**RECORDS FOR PROCESSING:**
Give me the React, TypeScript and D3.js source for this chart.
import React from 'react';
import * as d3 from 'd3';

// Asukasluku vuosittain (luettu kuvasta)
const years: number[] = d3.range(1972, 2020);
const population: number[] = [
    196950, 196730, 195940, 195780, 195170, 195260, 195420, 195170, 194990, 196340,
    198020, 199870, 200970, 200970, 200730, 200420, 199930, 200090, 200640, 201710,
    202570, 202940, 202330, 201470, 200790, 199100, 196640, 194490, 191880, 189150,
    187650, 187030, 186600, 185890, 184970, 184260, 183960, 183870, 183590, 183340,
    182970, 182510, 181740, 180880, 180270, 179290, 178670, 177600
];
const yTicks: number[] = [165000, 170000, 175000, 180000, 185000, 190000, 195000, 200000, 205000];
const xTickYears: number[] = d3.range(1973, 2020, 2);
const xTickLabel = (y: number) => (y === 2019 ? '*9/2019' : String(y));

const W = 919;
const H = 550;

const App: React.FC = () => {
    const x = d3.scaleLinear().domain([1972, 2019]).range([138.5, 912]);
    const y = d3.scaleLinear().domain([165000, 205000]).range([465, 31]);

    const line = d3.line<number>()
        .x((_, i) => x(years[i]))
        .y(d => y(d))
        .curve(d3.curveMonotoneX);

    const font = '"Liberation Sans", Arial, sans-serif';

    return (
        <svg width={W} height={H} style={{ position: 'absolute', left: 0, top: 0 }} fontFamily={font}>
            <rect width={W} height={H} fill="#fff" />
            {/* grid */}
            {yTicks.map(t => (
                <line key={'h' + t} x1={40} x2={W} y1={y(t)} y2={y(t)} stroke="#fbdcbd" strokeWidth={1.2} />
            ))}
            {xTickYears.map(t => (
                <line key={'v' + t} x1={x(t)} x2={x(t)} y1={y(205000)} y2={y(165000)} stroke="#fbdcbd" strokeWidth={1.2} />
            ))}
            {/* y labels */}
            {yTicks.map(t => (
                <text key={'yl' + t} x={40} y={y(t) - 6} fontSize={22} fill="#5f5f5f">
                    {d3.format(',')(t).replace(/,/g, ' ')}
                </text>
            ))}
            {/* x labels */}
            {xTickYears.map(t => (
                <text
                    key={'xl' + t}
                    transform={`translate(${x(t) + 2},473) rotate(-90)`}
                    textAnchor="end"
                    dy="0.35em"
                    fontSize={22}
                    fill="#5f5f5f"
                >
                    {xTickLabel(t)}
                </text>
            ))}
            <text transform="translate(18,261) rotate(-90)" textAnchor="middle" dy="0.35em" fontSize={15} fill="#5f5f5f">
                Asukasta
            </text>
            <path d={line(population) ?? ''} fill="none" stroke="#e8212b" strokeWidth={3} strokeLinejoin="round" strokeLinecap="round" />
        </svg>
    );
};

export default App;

--

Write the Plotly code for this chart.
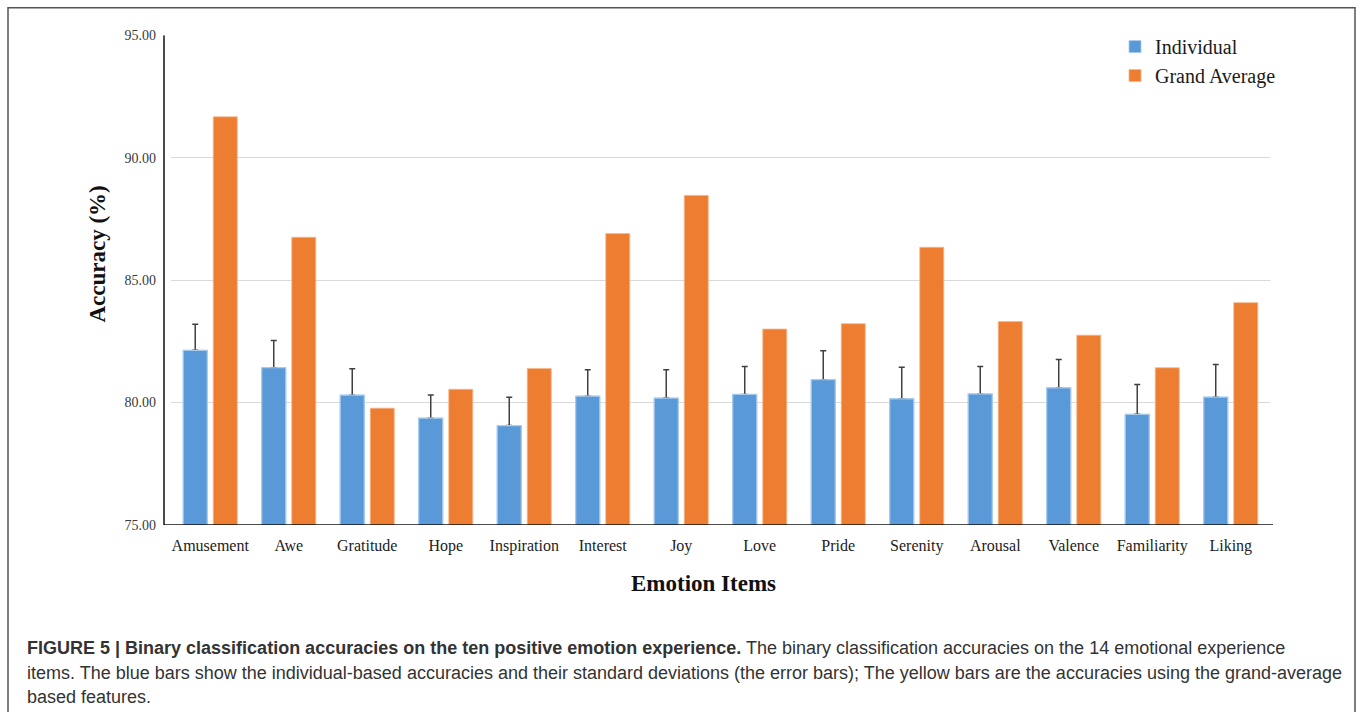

**TASK DETAILS:** Only the lines from the one containing "Give me the" through the one containing "import * as d3 from 'd3';" are to be reproduced, exactly as they appear.

**WRITTEN SOLUTION:**
Give me the React, TypeScript and D3.js source for this chart.
import React from 'react';
import * as d3 from 'd3';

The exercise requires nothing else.